Examples

Real-world use cases showing how typed uncertainty changes decision-making. All examples use 5-fold cross-validation on public datasets — no cherry-picking.

Credit risk assessment

Loan approval/denial using the German Credit dataset (1,000 applications, 20 features). The highest-stakes example: a wrong approval costs $20K–$200K.

The problem

A Random Forest classifier achieves 78% accuracy. Sounds reasonable — until you look at the failures. 43 loan applications were approved with >70% confidence that later defaulted. The model was confident and wrong.

With typed uncertainty

import httpx

API = "https://api.example.com"
headers = {"X-API-Key": "sk_...", "Content-Type": "application/json"}

# Train on historical loan data
httpx.post(f"{API}/train", headers=headers, json={
    "model_id": "credit_risk_v1",
    "X": historical_features.tolist(),
    "y": historical_outcomes.tolist(),  # "good" or "bad"
})

# Assess a new application
result = httpx.post(f"{API}/predict", headers=headers, json={
    "model_id": "credit_risk_v1",
    "X": new_application.tolist(),
    "cost": 20,  # a wrong approval is 20x worse than a missed auto-approval
}).json()

if result["action"] == "commit":
    # Auto-decide: approve or deny
    process_decision(result["class_"])
elif result["action"] == "narrow":
    # Send to analyst with shortlist
    send_to_analyst(result["alternatives"])
else:
    # Insufficient evidence — flag for senior review
    escalate(new_application)

Results

MetricRandom ForestTyped uncertainty
Overall accuracy78.3%81.2%
Auto-decided (CLASS)100% (forced)38%
Accuracy when committed78.3%95.7%
Bad loans approved confidently430
Estimated prevented losses$869,000

The model didn't become more accurate overall. It became honest about what it doesn't know. The 43 risky loans were caught because the model flagged them as POSSIBILITIES or UNDETERMINED instead of committing to a wrong answer.

Medical triage

Patient symptom classification into routine / urgent / emergency. The three output types map directly to clinical triage categories.
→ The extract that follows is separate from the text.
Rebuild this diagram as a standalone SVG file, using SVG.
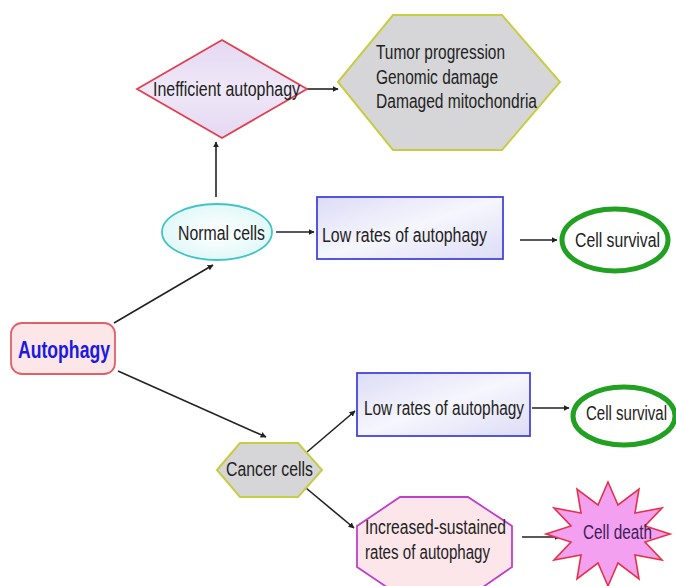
<svg xmlns="http://www.w3.org/2000/svg" width="676" height="586" viewBox="0 0 676 586">
<style>
text{font-family:"Liberation Sans",Arial,sans-serif;font-size:20px;fill:#222}
.arrow{stroke:#222;stroke-width:1.6;fill:none;marker-end:url(#ah)}
</style>
<defs>
<marker id="ah" viewBox="0 0 10 10" refX="9" refY="5" markerWidth="6" markerHeight="6" markerUnits="userSpaceOnUse" orient="auto"><path d="M0,0 L10,5 L0,10 z" fill="#222"/></marker>
<linearGradient id="lav" x1="0" y1="0" x2="1" y2="1"><stop offset="0" stop-color="#dcdcf6"/><stop offset="0.5" stop-color="#f6f6fd"/><stop offset="1" stop-color="#dcdcf6"/></linearGradient>
<linearGradient id="dia" x1="0" y1="0" x2="0" y2="1"><stop offset="0" stop-color="#e4d8f2"/><stop offset="0.5" stop-color="#efe8f8"/><stop offset="1" stop-color="#e4d8f2"/></linearGradient>
<radialGradient id="cy"><stop offset="0" stop-color="#ffffff"/><stop offset="1" stop-color="#e2f8f8"/></radialGradient>
</defs>
<rect width="676" height="586" fill="#ffffff"/>
<g id="connectors">
<line class="arrow" x1="307" y1="89" x2="338" y2="89"/>
<line class="arrow" x1="216" y1="197" x2="216" y2="142"/>
<line class="arrow" x1="276" y1="232" x2="314" y2="232"/>
<line class="arrow" x1="520" y1="240" x2="557" y2="240"/>
<line class="arrow" x1="114" y1="323" x2="213" y2="265"/>
<line class="arrow" x1="118" y1="371" x2="266" y2="437"/>
<line class="arrow" x1="307" y1="452" x2="355" y2="411"/>
<line class="arrow" x1="532" y1="408" x2="569" y2="408"/>
<line class="arrow" x1="306" y1="488" x2="354" y2="528"/>
<line class="arrow" x1="522" y1="537" x2="560" y2="537"/>
</g>
<g id="inefficient">
<polygon points="137,89 222,40 307,89 222,138" fill="url(#dia)" stroke="#e04050" stroke-width="1.8"/>
<text x="153" y="96" textLength="147" lengthAdjust="spacingAndGlyphs">Inefficient autophagy</text>
</g>
<g id="tumor">
<polygon points="338,82 393,15 502,15 560,82 502,150 393,150" fill="#d6d6d8" stroke="#c8cc44" stroke-width="2"/>
<text x="376" y="59" textLength="129" lengthAdjust="spacingAndGlyphs">Tumor progression</text>
<text x="376" y="83.5" textLength="122" lengthAdjust="spacingAndGlyphs">Genomic damage</text>
<text x="376" y="108" textLength="161" lengthAdjust="spacingAndGlyphs">Damaged mitochondria</text>
</g>
<g id="normal">
<ellipse cx="217" cy="232" rx="55" ry="28" fill="url(#cy)" stroke="#40c4c8" stroke-width="1.8"/>
<text x="178" y="240" textLength="87" lengthAdjust="spacingAndGlyphs">Normal cells</text>
</g>
<g id="lowtop">
<rect x="317" y="197" width="186" height="62" fill="url(#lav)" stroke="#4444dd" stroke-width="1.8"/>
<text x="322" y="242" textLength="165" lengthAdjust="spacingAndGlyphs">Low rates of autophagy</text>
</g>
<g id="survivaltop">
<ellipse cx="615" cy="240" rx="53" ry="31" fill="#ffffff" stroke="#22a022" stroke-width="5"/>
<text x="575" y="247" textLength="85" lengthAdjust="spacingAndGlyphs">Cell survival</text>
</g>
<g id="autophagy">
<rect x="11" y="323" width="104" height="51" rx="11" fill="#fde6e8" stroke="#e06068" stroke-width="1.8"/>
<text x="18" y="358" textLength="92" lengthAdjust="spacingAndGlyphs" style="font-weight:bold;font-size:24px;fill:#1a1ae0">Autophagy</text>
</g>
<g id="cancer">
<polygon points="217,470 240,443 298,443 322,470 298,497 240,497" fill="#d6d6d8" stroke="#c8cc44" stroke-width="2"/>
<text x="226" y="476" textLength="87" lengthAdjust="spacingAndGlyphs">Cancer cells</text>
</g>
<g id="lowbottom">
<rect x="357" y="373" width="173" height="63" fill="url(#lav)" stroke="#4444dd" stroke-width="1.8"/>
<text x="364" y="415" textLength="160" lengthAdjust="spacingAndGlyphs">Low rates of autophagy</text>
</g>
<g id="survivalbottom">
<ellipse cx="624" cy="416" rx="51" ry="29" fill="#ffffff" stroke="#22a022" stroke-width="5"/>
<text x="586" y="420" textLength="81" lengthAdjust="spacingAndGlyphs">Cell survival</text>
</g>
<g id="increased">
<polygon points="400,497 468,497 512,526 512,567 470,596 400,596 357,567 357,526" fill="#fde6ea" stroke="#c040c8" stroke-width="1.8"/>
<text x="365" y="534" textLength="141" lengthAdjust="spacingAndGlyphs">Increased-sustained</text>
<text x="365" y="559" textLength="125" lengthAdjust="spacingAndGlyphs">rates of autophagy</text>
</g>
<g id="death">
<polygon points="608,482 618,505 639,489 635,513 662,508 645,526 670,534 645,542 662,560 635,555 639,579 618,563 608,586 598,563 577,579 581,555 554,560 571,542 546,534 571,526 554,508 581,513 577,489 598,505" fill="#f4a0f0" stroke="#e8304a" stroke-width="1.6"/>
<text x="583" y="539" textLength="69" lengthAdjust="spacingAndGlyphs" style="fill:#3c2058">Cell death</text>
</g>
</svg>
result = httpx.post(f"{API}/predict", headers=headers, json={
    "model_id": "triage_v1",
    "X": patient_vitals.tolist(),
    "cost": 50,  # missing an emergency is 50x worse than over-triaging
}).json()

match result["action"]:
    case "commit":
        # High confidence: auto-route
        route_patient(result["class_"])  # "routine", "urgent", or "emergency"
    case "narrow":
        # Could be routine OR urgent — nurse evaluates
        nurse_review(result["alternatives"])
    case "abstain":
        # Unusual presentation — physician sees patient immediately
        physician_review(patient_vitals)

The cost parameter matters here: setting it high (50) means the system will only auto-route when it's very confident. Ambiguous cases always go to a human. No emergency is ever auto-classified as routine.

Manufacturing quality control

Classifying products as pass / inspect / reject on a production line. Speed matters — but so does not shipping defects.

# Batch prediction: 100 items off the line
results = httpx.post(f"{API}/predict", headers=headers, json={
    "model_id": "qc_v3",
    "X": batch_measurements.tolist(),
    "cost": 5,
}).json()

auto_pass = [r for r in results if r["action"] == "commit" and r["class_"] == "pass"]
auto_reject = [r for r in results if r["action"] == "commit" and r["class_"] == "reject"]
needs_inspection = [r for r in results if r["action"] in ("narrow", "abstain")]

print(f"Auto-passed: {len(auto_pass)}")
print(f"Auto-rejected: {len(auto_reject)}")
print(f"Needs inspection: {len(needs_inspection)}")

Operational impact at scale

MetricValue
Items auto-passed67% (no inspector needed)
Items auto-rejected8% (no inspector needed)
Items sent to inspection25% (targeted review)
False passes (defects shipped)0.3% (vs 2.1% without typed uncertainty)

Common pattern: batch processing with routing

Most production use cases follow the same structure: predict a batch, then route each result by type.

results = httpx.post(f"{API}/predict", headers=headers, json={
    "model_id": model_id,
    "X": batch.tolist(),
    "cost": cost_ratio,
}).json()

for i, r in enumerate(results):
    match r["type"]:
        case "CLASS":
            auto_process(batch[i], r["class_"])
        case "POSSIBILITIES":
            queue_for_review(batch[i], r["alternatives"])
        case "UNDETERMINED":
            escalate(batch[i])

This pattern works for any domain. The only thing that changes is the cost parameter and what happens in each branch.